No, he had become invisible even to himself, like the changeable air in those times between the seasons, and he could see the urban landscape around him changing as well. The walls of Bely Gorod rose up, the walls Boris Godunov had called Tsargrad, the white rock emerging to conceal the river of filthy garbage below. Above the walls there was only the sky, the same as it had been in 1593, when Fyodor Kon finished the construction, and the Khan and his marauders rode right up to the fortress walls and left again empty-handed. He smiled cunningly, as if he himself were sitting under that pyramid of a roof and watching the Tatar horde retreat into the distance.
He had almost reached his second-to-last stop: an enormous C -shaped building with three wings just off the Boulevard Ring. One wing had an exit onto Znamenka Street, the “Street of the Sign.” He thought he’d walk along that street, too, afterward. Then he’d get to see two small churches before him, through the advancing dusk, as if they had never been demolished: the Church of St. Nicholas the Wonderworker, with its three domes and bell tower, where they had built a garish new chapel, and the Church of the Sign of the Holy Mother, where now there was nothing but a playground. He’d need only half an hour to do his work, and then he’d take a leisurely walk to Borovitskaya Square, and from there, on to the waterfront.

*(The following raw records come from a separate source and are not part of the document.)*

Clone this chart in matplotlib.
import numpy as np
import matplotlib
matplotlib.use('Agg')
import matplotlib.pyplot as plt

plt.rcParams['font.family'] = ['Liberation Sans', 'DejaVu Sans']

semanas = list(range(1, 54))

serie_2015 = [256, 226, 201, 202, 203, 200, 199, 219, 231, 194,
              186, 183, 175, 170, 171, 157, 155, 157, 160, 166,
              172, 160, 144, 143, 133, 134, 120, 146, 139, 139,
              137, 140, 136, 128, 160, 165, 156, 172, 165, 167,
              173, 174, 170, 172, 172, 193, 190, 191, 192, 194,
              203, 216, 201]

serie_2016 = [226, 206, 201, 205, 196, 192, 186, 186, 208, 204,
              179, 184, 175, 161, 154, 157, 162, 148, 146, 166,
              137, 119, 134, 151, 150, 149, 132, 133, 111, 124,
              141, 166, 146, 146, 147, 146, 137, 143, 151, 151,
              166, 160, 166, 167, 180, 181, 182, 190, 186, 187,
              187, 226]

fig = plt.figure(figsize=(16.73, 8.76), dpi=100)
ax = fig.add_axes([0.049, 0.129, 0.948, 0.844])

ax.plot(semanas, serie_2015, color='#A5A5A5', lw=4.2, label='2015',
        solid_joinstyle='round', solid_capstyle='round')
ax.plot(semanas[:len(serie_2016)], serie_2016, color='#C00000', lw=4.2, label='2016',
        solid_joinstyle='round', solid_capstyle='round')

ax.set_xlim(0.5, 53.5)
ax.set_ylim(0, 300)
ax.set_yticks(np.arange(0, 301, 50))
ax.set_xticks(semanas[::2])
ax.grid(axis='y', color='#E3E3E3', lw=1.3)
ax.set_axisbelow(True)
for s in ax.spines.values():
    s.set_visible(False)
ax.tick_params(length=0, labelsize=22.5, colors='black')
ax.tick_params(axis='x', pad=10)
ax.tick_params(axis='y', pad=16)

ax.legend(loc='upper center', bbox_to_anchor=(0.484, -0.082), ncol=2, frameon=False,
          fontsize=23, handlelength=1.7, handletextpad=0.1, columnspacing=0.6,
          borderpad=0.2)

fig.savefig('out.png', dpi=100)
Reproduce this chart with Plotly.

He showed his ID at the desk and they handed him a pass. MMMD, the pass read. Main Military Medical Directorate of the Ministry of Defense of the Russian Federation. The corner of the little card featured a complicated emblem: the traditional serpent, wrapped around a chalice. And there was something inside the cup. A dagger? A mortar? Oak branches on each side, an eagle posed above it, a red cross below. My, oh my! He chuckled. Such ridiculous heraldry.
He knocked at the door. The secretary had already left, as he had anticipated, and he walked in, welcomed by a low, rumbling voice. Leontiev even stood up to greet him. There was a certain apprehension in his eyes. Clearly, he wondered what the prosecutor might want from him. But in the end, you don’t turn down meetings with people like Herr Prosecutor, even after you’ve worked your way into a directorship, into a vast office with a view of the Kremlin. They shook hands, and then Leontiev sat down in his leather chair at the end of a long table, polished till it gleamed like ice. He gestured with one broad hand that his visitor should have a seat, too.
“I’ve heard of you, of course!” he boomed, taking a look at the man in the old raincoat. “To what do I owe the pleasure?”